Dhaka University Professor MM Akash said, “The authorities concerned should monitor what kind of products are actually entering Bangladesh against the LCs. Products that are overpriced and cost a lot of USD should be identified.

Meanwhile, Ahsan Mansur said, “The opening of LCs is dropping, and settlements will also come down towards the end of this year. But we must save the reserves at any cost. For this, remittances and exports should be increased.

“Now the reserves are only $26 billion, and we do not have the ability to repay the debt from here. That is why we have to take the opportunity to defer the short term loans. In that case, however, the loan costs may rise due to the increase in interest rates and additional fees.”

MM Akash said, “As the import expenses of three months can still be met with the existing reserves, I think Bangladesh is not in crisis now, but moving towards economic headwinds. There will be no famine because we grow our staple food rice ourselves.

“Food and Agriculture Organisation’s (FAO) prediction also says that rice production in Bangladesh will increase next year.
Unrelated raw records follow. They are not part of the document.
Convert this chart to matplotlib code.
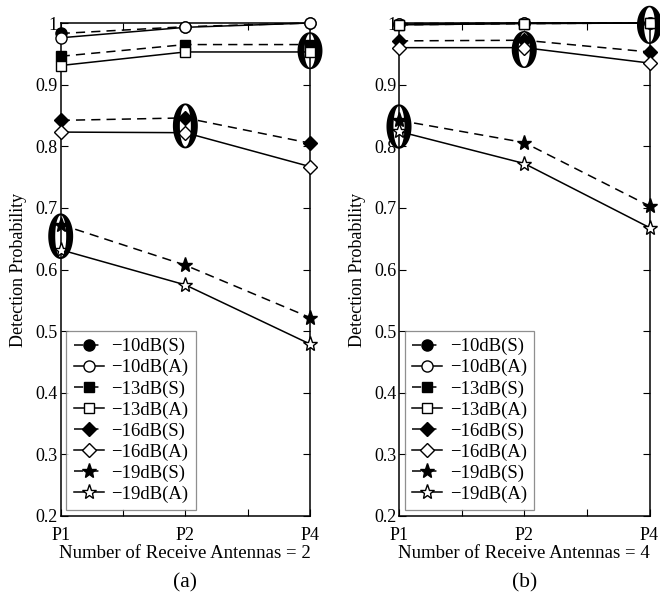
import numpy as np
import matplotlib.pyplot as plt
from matplotlib.path import Path
from matplotlib.patches import PathPatch

plt.rcParams['font.family'] = ['Liberation Serif', 'DejaVu Serif']

positions = ['P1', 'P2', 'P4']
labels = ['\u221210dB(S)', '\u221210dB(A)', '\u221213dB(S)', '\u221213dB(A)',
          '\u221216dB(S)', '\u221216dB(A)', '\u221219dB(S)', '\u221219dB(A)']

# receive antennas = 2
ant2 = [
    [0.983, 0.994, 1.000],
    [0.976, 0.993, 1.000],
    [0.946, 0.965, 0.965],
    [0.931, 0.953, 0.953],
    [0.842, 0.846, 0.805],
    [0.823, 0.822, 0.767],
    [0.673, 0.607, 0.522],
    [0.632, 0.575, 0.479],
]
# receive antennas = 4
ant4 = [
    [0.999, 1.000, 1.000],
    [0.998, 1.000, 1.000],
    [0.997, 0.999, 1.000],
    [0.997, 0.999, 1.000],
    [0.971, 0.972, 0.953],
    [0.960, 0.960, 0.935],
    [0.842, 0.806, 0.703],
    [0.824, 0.772, 0.668],
]
# highlighted groups: (x index, centre value, height)
marks2 = [(2, 0.955, 0.060), (1, 0.833, 0.073), (0, 0.654, 0.074)]
marks4 = [(2, 0.997, 0.062), (1, 0.957, 0.060), (0, 0.832, 0.072)]

markers = ['o', 'o', 's', 's', 'D', 'D', '*', '*']
filled = [True, False] * 4
msizes = [8, 8, 7, 7, 7, 7, 11, 11]


def ring(xc, yc, w, h):
    # bold "0"-like ring: thick sides, thin top and bottom
    t = np.linspace(0, 2*np.pi, 90)
    outer = np.column_stack([xc + w/2*np.cos(t), yc + h/2*np.sin(t)])
    inner = np.column_stack([xc + w*0.22*np.cos(t[::-1]), yc + h*0.46*np.sin(t[::-1])])
    verts = np.vstack([outer, inner])
    codes = [Path.MOVETO] + [Path.LINETO]*(len(t)-2) + [Path.CLOSEPOLY]
    codes = codes + codes
    return PathPatch(Path(verts, codes), facecolor='black', edgecolor='none',
                     clip_on=False, zorder=4)


fig = plt.figure(figsize=(6.6, 5.96), dpi=100)
ax1 = fig.add_axes([60.7/660, 1-516/596, 249.3/660, 493/596])
ax2 = fig.add_axes([399/660, 1-516/596, 250.5/660, 493/596])

x = np.arange(len(positions))
for ax, data, marks, n, tag in [(ax1, ant2, marks2, 2, '(a)'), (ax2, ant4, marks4, 4, '(b)')]:
    for i, vals in enumerate(data):
        ls = '--' if i % 2 == 0 else '-'
        ax.plot(x, vals, ls, color='black', lw=1.1, marker=markers[i],
                markersize=msizes[i], markerfacecolor='black' if filled[i] else 'white',
                markeredgecolor='black', markeredgewidth=1.0, label=labels[i],
                clip_on=False, zorder=3, dashes=(6, 4) if ls == '--' else (None, None))
    for xi, yc, hh in marks:
        ax.add_patch(ring(xi, yc, 0.2, hh))
    ax.set_xlim(0, 2)
    ax.set_ylim(0.2, 1.0)
    ax.set_xticks([0, 0.5, 1, 1.5, 2])
    ax.set_xticklabels(['P1', '', 'P2', '', 'P4'])
    ax.set_yticks(np.arange(0.2, 1.01, 0.1))
    ax.set_yticklabels(['0.2', '0.3', '0.4', '0.5', '0.6', '0.7', '0.8', '0.9', '1'])
    ax.tick_params(direction='in', top=True, right=True, labelsize=13, length=5)
    ax.tick_params(axis='x', pad=8)
    ax.tick_params(axis='y', pad=2)
    for s in ax.spines.values():
        s.set_linewidth(1.1)
    ax.set_ylabel('Detection Probability', fontsize=13, labelpad=6)
    ax.set_xlabel('Number of Receive Antennas = %d' % n, fontsize=13.5, labelpad=1)
    ax.text(0.5, -0.136, tag, transform=ax.transAxes, ha='center', va='center', fontsize=15.5)
    leg = ax.legend(loc='lower left', fontsize=13.5, handlelength=1.6, handletextpad=0.4,
                    labelspacing=0.2, borderaxespad=0.3, fancybox=False,
                    frameon=True, borderpad=0.4)
    leg.get_frame().set_edgecolor('0.45')
    leg.get_frame().set_linewidth(0.9)

fig.savefig('out.png', dpi=100)
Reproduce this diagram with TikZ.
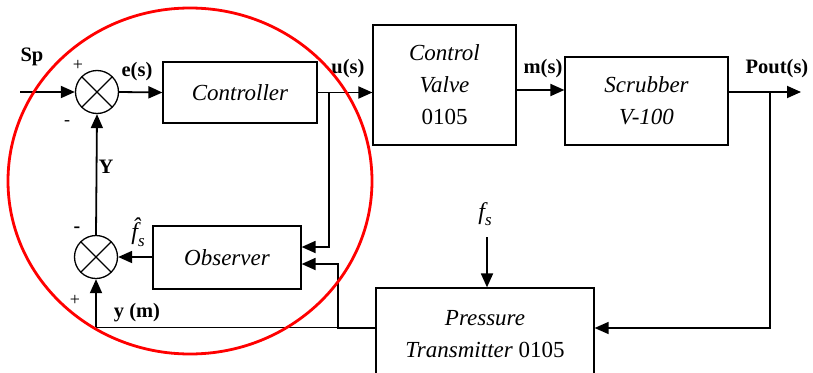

The problem is that the number of hungry people will increase. Recession will lower income, purchasing power, and inequality will increase.”

Regarding the International Monetary Fund (IMF) loan, these two economists said if Bangladesh manages to take this loan out, it will send a positive message to other foreign lenders. As a result, deferred benefits of short-term foreign loans can be taken.

PRI’s Mansur said, “Trust of the debtors towards us will increase. Then maybe the borrowers will not face so much pressure to repay loans. Besides, assistance from the World Bank, ADB and JICA will also increase.”

However, MM Akash thinks that the IMF loan will not be of much use without first resolving the country’s capital flight issue first. “Taking IMF loans without solving long-term problems will be like pouring water into a broken pot,” he said.

Economists and researchers also point out the government must ensure an uninterrupted electricity supply to the production sectors – especially to the agro and export-oriented industries.

They also spoke in favour of lifting the interest rate cap.